The other one to look out for is handling of the inline <script> and <style> elements, which are normal elements in XHTML but special CDATA-content elements in HTML. Some /*<![CDATA[*/.../*]]>*/ wrapping is required to make any < or & characters inside them behave mostly-consistently, though note you still have to avoid the ]]> and </ sequences.

If you want to really do it properly you would have to write your own HTML-compatible-XHTML serialiser. Long-term that would probably be a better option. But for small simple cases, hacking your input so that it doesn't contain anything that would come out the other end of an XML serialiser as incompatible with HTML is probably the quick solution.

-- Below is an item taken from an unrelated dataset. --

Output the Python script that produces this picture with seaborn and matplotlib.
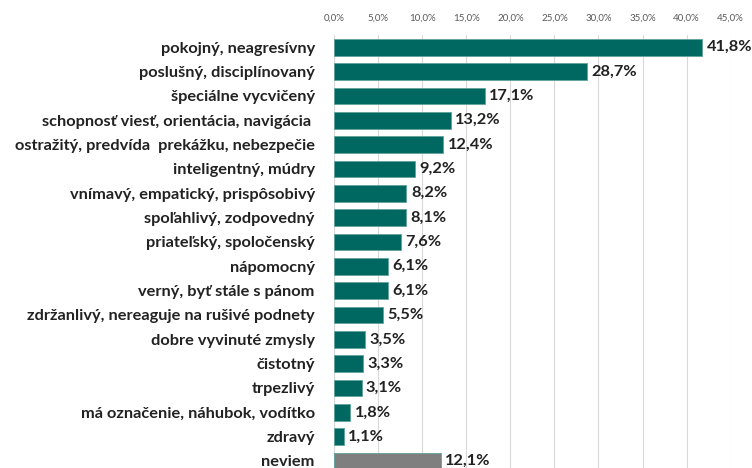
import matplotlib.pyplot as plt
import pandas as pd
import seaborn as sns

# Data
categories = [
    "pokojný, neagresívny",
    "poslušný, disciplínovaný",
    "špeciálne vycvičený",
    "schopnosť viesť, orientácia, navigácia ",
    "ostražitý, predvída  prekážku, nebezpečie",
    "inteligentný, múdry",
    "vnímavý, empatický, prispôsobivý",
    "spoľahlivý, zodpovedný",
    "priateľský, spoločenský",
    "nápomocný",
    "verný, byť stále s pánom",
    "zdržanlivý, nereaguje na rušivé podnety",
    "dobre vyvinuté zmysly",
    "čistotný",
    "trpezlivý",
    "má označenie, náhubok, vodítko",
    "zdravý",
    "neviem",
]
values = [41.8, 28.7, 17.1, 13.2, 12.4, 9.2, 8.2, 8.1, 7.6, 6.1, 6.1, 5.5,
          3.5, 3.3, 3.1, 1.8, 1.1, 12.1]
x_ticks = [0, 5, 10, 15, 20, 25, 30, 35, 40, 45]

teal = "#006861"
grey = "#7f7f7f"
colors = [teal] * (len(categories) - 1) + [grey]

df = pd.DataFrame({"category": categories, "value": values})

sns.set_style("white")
plt.rcParams["font.family"] = ["Lato", "DejaVu Sans"]

fig = plt.figure(figsize=(7.52, 4.68), dpi=100)
ax = fig.add_axes([0.4445, -0.011, 0.527, 0.936])

sns.barplot(data=df, y="category", x="value", hue="category",
            palette=colors, saturation=1, legend=False, width=0.68,
            edgecolor="#5fa39d", linewidth=0.6, ax=ax, zorder=3)

ax.set_xlim(0, 45)
ax.set_ylim(len(categories) - 0.5, -0.5)
ax.set_xticks(x_ticks)
ax.set_xticklabels([f"{t:.1f}%".replace(".", ",") for t in x_ticks],
                   fontsize=7, color="#595959")
ax.xaxis.tick_top()
ax.tick_params(axis="x", length=0, pad=9)
ax.tick_params(axis="y", length=0, pad=14)
for lbl in ax.get_yticklabels():
    lbl.set_fontsize(11.8)
    lbl.set_fontweight("bold")
    lbl.set_color("#222222")

ax.set_xlabel("")
ax.set_ylabel("")
ax.grid(True, axis="x", color="#d9d9d9", linewidth=0.8, zorder=0)
for side in ["top", "right", "bottom"]:
    ax.spines[side].set_visible(False)
ax.spines["left"].set_color("#d9d9d9")
ax.spines["left"].set_linewidth(0.8)

# Value labels to the right of each bar
for i, v in enumerate(values):
    ax.text(v + 0.5, i, f"{v:.1f}%".replace(".", ","), va="center",
            ha="left", fontsize=11.8, fontweight="bold", color="#222222")

fig.savefig("out.png", dpi=100)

That or just suck it up and live with old-school non-XML HTML, obviously.

bobince
Thank you for the detailed reply. I have always hated PHP's DOM, however this is the icing on the coffin. I may try some simple regex pre/post processing to alter the input/output with saveXML(). This is not an ideal solution.Does PHP's DOM support HTML 5?
peterjwest
Avoid regex-hacking output HTML at all costs. (But I would say that, wouldn't I?) Writing an XHTML serialiser isn't that bad (XML is way easier to serialise than it is to parse); it'd be slow, but then preparing templates with `DOMDocument` is pretty slow in general. As for HTML5, it will effectively work the same as HTML4. PHP doesn't know about the new HTML5 elements, so if you used any that should be `EMPTY` (eg. `<meter>`) you'd get an invalid end-tag for them.
bobince
Oh wow, [you would](http://stackoverflow.com/questions/1732348/regex-match-open-tags-except-xhtml-self-contained-tags/1732454#1732454) say that. Do you know a fast way to prepare templates (HTML or XHTML) in PHP?
peterjwest
PHP is a templating language, isn't it? :-) OK, it's not one without problems, in particular the way it doesn't default to HTML-encoding output, but you can at least write a shortcut function to save putting `echo htmlspecialchars` every time. There are dozens of alternative template systems for PHP, to various tastes.
bobince